Required task: Quote all lines below exactly. Images stay out.

BEGIN Data excerpt

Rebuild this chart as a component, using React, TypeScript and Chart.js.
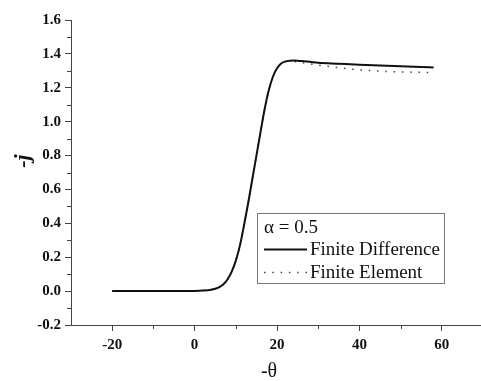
import React, { useEffect, useRef } from 'react';
import { Chart, registerables } from 'chart.js';

Chart.register(...registerables);

const thetaFD = [-20, -15, -10, -5, 0, 2, 4, 5, 6, 7, 8, 9, 10, 11, 12, 13, 14, 15, 16, 17, 18, 19, 20, 21, 22, 23, 24, 25, 26, 28, 30, 35, 40, 45, 50, 55, 58];
const finiteDifference = [0, 0, 0, 0, 0.001, 0.003, 0.008, 0.014, 0.024, 0.04, 0.07, 0.115, 0.18, 0.27, 0.39, 0.52, 0.66, 0.8, 0.94, 1.075, 1.185, 1.265, 1.315, 1.343, 1.355, 1.36, 1.361, 1.36, 1.358, 1.353, 1.348, 1.342, 1.336, 1.331, 1.327, 1.323, 1.32];
const thetaFE = [-20, -15, -10, -5, 0, 2, 4, 5, 6, 7, 8, 9, 10, 11, 12, 13, 14, 15, 16, 17, 18, 19, 20, 21, 22, 23, 24, 25, 26, 28, 30, 35, 40, 45, 50, 55, 57];
const finiteElement = [0, 0, 0, 0, 0.001, 0.003, 0.008, 0.014, 0.024, 0.04, 0.07, 0.115, 0.18, 0.27, 0.39, 0.52, 0.66, 0.8, 0.94, 1.075, 1.185, 1.265, 1.315, 1.343, 1.354, 1.357, 1.356, 1.353, 1.349, 1.341, 1.334, 1.318, 1.306, 1.298, 1.294, 1.291, 1.29];

const xMajorTicks = [-20, 0, 20, 40, 60];
const xMinorTicks = [-10, 10, 30, 50];
const yMajorTicks = [-0.2, 0, 0.2, 0.4, 0.6, 0.8, 1.0, 1.2, 1.4, 1.6];
const yMinorTicks = [-0.1, 0.1, 0.3, 0.5, 0.7, 0.9, 1.1, 1.3, 1.5];

const seriesLabels = ['Finite Difference', 'Finite Element'];
const legendTitle = 'α = 0.5';
const xTitle = '-θ';
const yTitle = '-j';

const AXIS_COLOR = '#444';
const SERIF = "'Liberation Serif', 'Times New Roman', serif";

const decorPlugin = {
  id: 'decor',
  afterDraw(chart: any) {
    const ctx = chart.ctx as CanvasRenderingContext2D;
    const xs = chart.scales.x;
    const ys = chart.scales.y;
    const area = chart.chartArea;
    ctx.save();
    // minor ticks
    ctx.strokeStyle = AXIS_COLOR;
    ctx.lineWidth = 1;
    ctx.beginPath();
    xMinorTicks.forEach((v) => {
      const px = Math.round(xs.getPixelForValue(v)) + 0.5;
      ctx.moveTo(px, area.bottom);
      ctx.lineTo(px, area.bottom + 4);
    });
    yMinorTicks.forEach((v) => {
      const py = Math.round(ys.getPixelForValue(v)) + 0.5;
      ctx.moveTo(area.left, py);
      ctx.lineTo(area.left - 4, py);
    });
    ctx.stroke();

    // axis titles
    ctx.fillStyle = '#111';
    ctx.font = `italic bold 22px ${SERIF}`;
    ctx.textAlign = 'center';
    ctx.textBaseline = 'alphabetic';
    ctx.save();
    ctx.translate(29, 161);
    ctx.rotate(-Math.PI / 2);
    ctx.fillText(yTitle, 0, 0);
    ctx.restore();
    ctx.font = `20px ${SERIF}`;
    ctx.fillText(xTitle, 269, 377);

    // legend box
    const bx = 257.5, by = 213.5, bw = 187, bh = 70;
    ctx.strokeStyle = '#777';
    ctx.lineWidth = 1;
    ctx.fillStyle = '#fff';
    ctx.fillRect(bx, by, bw, bh);
    ctx.strokeRect(bx, by, bw, bh);
    ctx.fillStyle = '#111';
    ctx.font = `19px ${SERIF}`;
    ctx.textAlign = 'left';
    ctx.fillText(legendTitle, 264, 233);
    const rows = [255, 278];
    chart.data.datasets.forEach((ds: any, i: number) => {
      const yLine = rows[i] - 5.5;
      ctx.save();
      ctx.strokeStyle = ds.borderColor;
      ctx.lineWidth = ds.borderWidth;
      ctx.setLineDash(ds.borderDash || []);
      ctx.beginPath();
      ctx.moveTo(264, yLine);
      ctx.lineTo(307, yLine);
      ctx.stroke();
      ctx.restore();
      ctx.fillStyle = '#111';
      ctx.fillText(ds.label, 310, rows[i]);
    });
    ctx.restore();
  },
};

export default function App() {
  const canvasRef = useRef<HTMLCanvasElement | null>(null);

  useEffect(() => {
    document.body.style.margin = '0';
    const canvas = canvasRef.current;
    if (!canvas) return;
    const tickFont = { family: SERIF, size: 15, weight: 'bold' as const };
    const chart = new Chart(canvas, {
      type: 'line',
      data: {
        datasets: [
          {
            label: seriesLabels[0],
            data: thetaFD.map((x, i) => ({ x, y: finiteDifference[i] })),
            borderColor: '#111',
            borderWidth: 2,
            pointRadius: 0,
            cubicInterpolationMode: 'monotone',
            fill: false,
          },
          {
            label: seriesLabels[1],
            data: thetaFE.map((x, i) => ({ x, y: finiteElement[i] })),
            borderColor: '#444',
            borderWidth: 1.5,
            borderDash: [1.5, 6.8],
            pointRadius: 0,
            cubicInterpolationMode: 'monotone',
            fill: false,
          },
        ],
      },
      options: {
        animation: false,
        responsive: false,
        devicePixelRatio: 1,
        layout: { padding: { top: 20, right: 0, left: 0, bottom: 0 } },
        plugins: { legend: { display: false }, tooltip: { enabled: false } },
        scales: {
          x: {
            type: 'linear',
            min: -30,
            max: 69.5,
            afterBuildTicks: (axis: any) => {
              axis.ticks = xMajorTicks.map((v) => ({ value: v }));
            },
            afterFit: (scale: any) => {
              scale.height = 56;
            },
            ticks: {
              font: tickFont,
              color: '#111',
              padding: 5,
              maxRotation: 0,
              autoSkip: false,
              callback: (v: any) => String(v),
            },
            grid: {
              drawOnChartArea: false,
              drawTicks: true,
              tickLength: 6,
              tickColor: AXIS_COLOR,
            },
            border: { display: true, color: AXIS_COLOR, width: 1 },
          },
          y: {
            type: 'linear',
            min: -0.2,
            max: 1.6,
            afterBuildTicks: (axis: any) => {
              axis.ticks = yMajorTicks.map((v) => ({ value: v }));
            },
            afterFit: (scale: any) => {
              scale.width = 71;
            },
            ticks: {
              font: tickFont,
              color: '#111',
              padding: 4,
              autoSkip: false,
              callback: (v: any) => Number(v).toFixed(1),
            },
            grid: {
              drawOnChartArea: false,
              drawTicks: true,
              tickLength: 6,
              tickColor: AXIS_COLOR,
            },
            border: { display: true, color: AXIS_COLOR, width: 1 },
          },
        },
      },
      plugins: [decorPlugin],
    });
    return () => chart.destroy();
  }, []);

  return (
    <div style={{ width: 481, height: 381 }}>
      <canvas ref={canvasRef} width={481} height={381} />
    </div>
  );
}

END Data excerpt

Result below:
Rebuild this chart as a component, using React, TypeScript and Chart.js.
import React, { useEffect, useRef } from 'react';
import { Chart, registerables } from 'chart.js';

Chart.register(...registerables);

const thetaFD = [-20, -15, -10, -5, 0, 2, 4, 5, 6, 7, 8, 9, 10, 11, 12, 13, 14, 15, 16, 17, 18, 19, 20, 21, 22, 23, 24, 25, 26, 28, 30, 35, 40, 45, 50, 55, 58];
const finiteDifference = [0, 0, 0, 0, 0.001, 0.003, 0.008, 0.014, 0.024, 0.04, 0.07, 0.115, 0.18, 0.27, 0.39, 0.52, 0.66, 0.8, 0.94, 1.075, 1.185, 1.265, 1.315, 1.343, 1.355, 1.36, 1.361, 1.36, 1.358, 1.353, 1.348, 1.342, 1.336, 1.331, 1.327, 1.323, 1.32];
const thetaFE = [-20, -15, -10, -5, 0, 2, 4, 5, 6, 7, 8, 9, 10, 11, 12, 13, 14, 15, 16, 17, 18, 19, 20, 21, 22, 23, 24, 25, 26, 28, 30, 35, 40, 45, 50, 55, 57];
const finiteElement = [0, 0, 0, 0, 0.001, 0.003, 0.008, 0.014, 0.024, 0.04, 0.07, 0.115, 0.18, 0.27, 0.39, 0.52, 0.66, 0.8, 0.94, 1.075, 1.185, 1.265, 1.315, 1.343, 1.354, 1.357, 1.356, 1.353, 1.349, 1.341, 1.334, 1.318, 1.306, 1.298, 1.294, 1.291, 1.29];

const xMajorTicks = [-20, 0, 20, 40, 60];
const xMinorTicks = [-10, 10, 30, 50];
const yMajorTicks = [-0.2, 0, 0.2, 0.4, 0.6, 0.8, 1.0, 1.2, 1.4, 1.6];
const yMinorTicks = [-0.1, 0.1, 0.3, 0.5, 0.7, 0.9, 1.1, 1.3, 1.5];

const seriesLabels = ['Finite Difference', 'Finite Element'];
const legendTitle = 'α = 0.5';
const xTitle = '-θ';
const yTitle = '-j';

const AXIS_COLOR = '#444';
const SERIF = "'Liberation Serif', 'Times New Roman', serif";

const decorPlugin = {
  id: 'decor',
  afterDraw(chart: any) {
    const ctx = chart.ctx as CanvasRenderingContext2D;
    const xs = chart.scales.x;
    const ys = chart.scales.y;
    const area = chart.chartArea;
    ctx.save();
    // minor ticks
    ctx.strokeStyle = AXIS_COLOR;
    ctx.lineWidth = 1;
    ctx.beginPath();
    xMinorTicks.forEach((v) => {
      const px = Math.round(xs.getPixelForValue(v)) + 0.5;
      ctx.moveTo(px, area.bottom);
      ctx.lineTo(px, area.bottom + 4);
    });
    yMinorTicks.forEach((v) => {
      const py = Math.round(ys.getPixelForValue(v)) + 0.5;
      ctx.moveTo(area.left, py);
      ctx.lineTo(area.left - 4, py);
    });
    ctx.stroke();

    // axis titles
    ctx.fillStyle = '#111';
    ctx.font = `italic bold 22px ${SERIF}`;
    ctx.textAlign = 'center';
    ctx.textBaseline = 'alphabetic';
    ctx.save();
    ctx.translate(29, 161);
    ctx.rotate(-Math.PI / 2);
    ctx.fillText(yTitle, 0, 0);
    ctx.restore();
    ctx.font = `20px ${SERIF}`;
    ctx.fillText(xTitle, 269, 377);

    // legend box
    const bx = 257.5, by = 213.5, bw = 187, bh = 70;
    ctx.strokeStyle = '#777';
    ctx.lineWidth = 1;
    ctx.fillStyle = '#fff';
    ctx.fillRect(bx, by, bw, bh);
    ctx.strokeRect(bx, by, bw, bh);
    ctx.fillStyle = '#111';
    ctx.font = `19px ${SERIF}`;
    ctx.textAlign = 'left';
    ctx.fillText(legendTitle, 264, 233);
    const rows = [255, 278];
    chart.data.datasets.forEach((ds: any, i: number) => {
      const yLine = rows[i] - 5.5;
      ctx.save();
      ctx.strokeStyle = ds.borderColor;
      ctx.lineWidth = ds.borderWidth;
      ctx.setLineDash(ds.borderDash || []);
      ctx.beginPath();
      ctx.moveTo(264, yLine);
      ctx.lineTo(307, yLine);
      ctx.stroke();
      ctx.restore();
      ctx.fillStyle = '#111';
      ctx.fillText(ds.label, 310, rows[i]);
    });
    ctx.restore();
  },
};

export default function App() {
  const canvasRef = useRef<HTMLCanvasElement | null>(null);

  useEffect(() => {
    document.body.style.margin = '0';
    const canvas = canvasRef.current;
    if (!canvas) return;
    const tickFont = { family: SERIF, size: 15, weight: 'bold' as const };
    const chart = new Chart(canvas, {
      type: 'line',
      data: {
        datasets: [
          {
            label: seriesLabels[0],
            data: thetaFD.map((x, i) => ({ x, y: finiteDifference[i] })),
            borderColor: '#111',
            borderWidth: 2,
            pointRadius: 0,
            cubicInterpolationMode: 'monotone',
            fill: false,
          },
          {
            label: seriesLabels[1],
            data: thetaFE.map((x, i) => ({ x, y: finiteElement[i] })),
            borderColor: '#444',
            borderWidth: 1.5,
            borderDash: [1.5, 6.8],
            pointRadius: 0,
            cubicInterpolationMode: 'monotone',
            fill: false,
          },
        ],
      },
      options: {
        animation: false,
        responsive: false,
        devicePixelRatio: 1,
        layout: { padding: { top: 20, right: 0, left: 0, bottom: 0 } },
        plugins: { legend: { display: false }, tooltip: { enabled: false } },
        scales: {
          x: {
            type: 'linear',
            min: -30,
            max: 69.5,
            afterBuildTicks: (axis: any) => {
              axis.ticks = xMajorTicks.map((v) => ({ value: v }));
            },
            afterFit: (scale: any) => {
              scale.height = 56;
            },
            ticks: {
              font: tickFont,
              color: '#111',
              padding: 5,
              maxRotation: 0,
              autoSkip: false,
              callback: (v: any) => String(v),
            },
            grid: {
              drawOnChartArea: false,
              drawTicks: true,
              tickLength: 6,
              tickColor: AXIS_COLOR,
            },
            border: { display: true, color: AXIS_COLOR, width: 1 },
          },
          y: {
            type: 'linear',
            min: -0.2,
            max: 1.6,
            afterBuildTicks: (axis: any) => {
              axis.ticks = yMajorTicks.map((v) => ({ value: v }));
            },
            afterFit: (scale: any) => {
              scale.width = 71;
            },
            ticks: {
              font: tickFont,
              color: '#111',
              padding: 4,
              autoSkip: false,
              callback: (v: any) => Number(v).toFixed(1),
            },
            grid: {
              drawOnChartArea: false,
              drawTicks: true,
              tickLength: 6,
              tickColor: AXIS_COLOR,
            },
            border: { display: true, color: AXIS_COLOR, width: 1 },
          },
        },
      },
      plugins: [decorPlugin],
    });
    return () => chart.destroy();
  }, []);

  return (
    <div style={{ width: 481, height: 381 }}>
      <canvas ref={canvasRef} width={481} height={381} />
    </div>
  );
}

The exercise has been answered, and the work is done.